FIRE and inflation
I watched a video recently that made a point I haven’t been able to shake.
A lot of the math assumes inflation is basically 2%. Maybe 3% if you’re being “conservative.”
But since 2020, official CPI is up around 29%. A 2% assumption over the same period would’ve been more like 13–14%.
That’s a huge gap.
And yeah, index funds have gone up too. I’m not saying “index funds are dead” or anything dramatic like that. I’m still mostly invested that way. But your portfolio can be up, and yet groceries, insurance, rent, utilities, repairs, travel, healthcare, etc. have all moved so much that your because of actual life you don't feel 29% richer - you feel poorer if anything.
And then there’s the other part, that the inflation number we're given feels off from reality. The basket changes. Substitutions are allowed. Quality adjustments get made. “Core inflation” excludes food and energy, which is hilarious because I personally have not figured out how to live without either. Housing is also weird because CPI doesn’t just use home prices like a normal person would think. It uses things like owner’s equivalent rent.

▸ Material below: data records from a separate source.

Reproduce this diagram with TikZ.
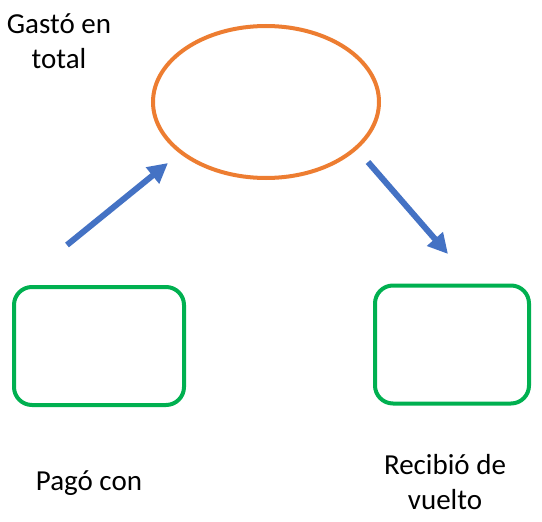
\documentclass[tikz,border=0pt]{standalone}
\usepackage{fontspec}
\setmainfont{Carlito}
\usetikzlibrary{arrows.meta,shapes.geometric}
\definecolor{ordr}{HTML}{ED7D31}
\definecolor{grn}{HTML}{00B050}
\definecolor{blu}{HTML}{4472C4}
\tikzset{
  lbl/.style={font=\fontsize{29}{35}\selectfont, align=center, inner sep=0pt},
  boxg/.style={draw=grn, line width=4pt, rounded corners=18pt, minimum width=170pt, minimum height=118pt, inner sep=0pt},
  ovl/.style={draw=ordr, line width=4pt, ellipse, minimum width=226pt, minimum height=152pt, inner sep=0pt},
  arr/.style={draw=blu, line width=6pt, -{Triangle[length=20pt,width=20pt]}}
}
\begin{document}
\begin{tikzpicture}[x=1pt,y=-1pt]
\useasboundingbox (0,0) rectangle (542,522);
\node[ovl] (e) at (266,102) {};
\node[boxg] (l) at (99,346) {};
\node[boxg, minimum width=154pt] (r) at (452,344.5) {};
\coordinate (a1s) at (67,245);
\coordinate (a1e) at (168,163);
\coordinate (a2s) at (368,162);
\coordinate (a2e) at (448,254);
\draw[arr] (a1s) -- (a1e);
\draw[arr] (a2s) -- (a2e);
\node[lbl] (t1) at (59,41) {Gastó en\\total};
\node[lbl, anchor=base] (t2) at (89,490) {Pagó con};
\node[lbl] (t3) at (445,482) {Recibió de\\vuelto};
\end{tikzpicture}
\end{document}
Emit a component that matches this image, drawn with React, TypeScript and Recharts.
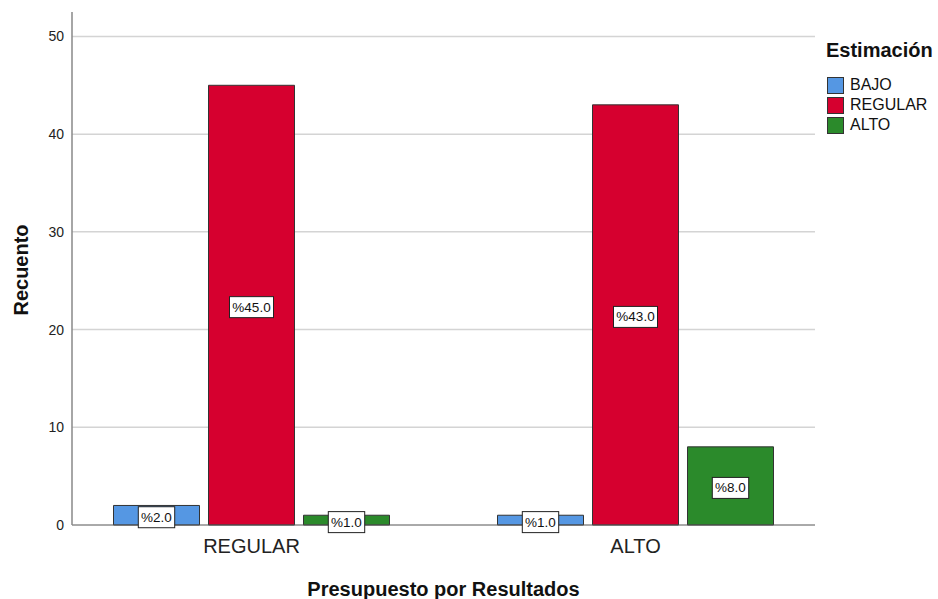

But it’s also hard not to notice that a lower official inflation number is very convenient for governments, central banks, benefit adjustments, pensions, wages, and basically every institution that would rather not admit money is losing value faster than advertised.
Curious how others are dealing with this.
- Have you raised your FIRE number?
- Are you using 3%, 4%, 5% inflation assumptions now?
- Are you adding things like TIPS, I Bonds, real estate, commodities, international exposure, or just staying the course?
- And mentally, how are you handling the fact that the goalposts feel a lot less fixed than they did five or ten years ago?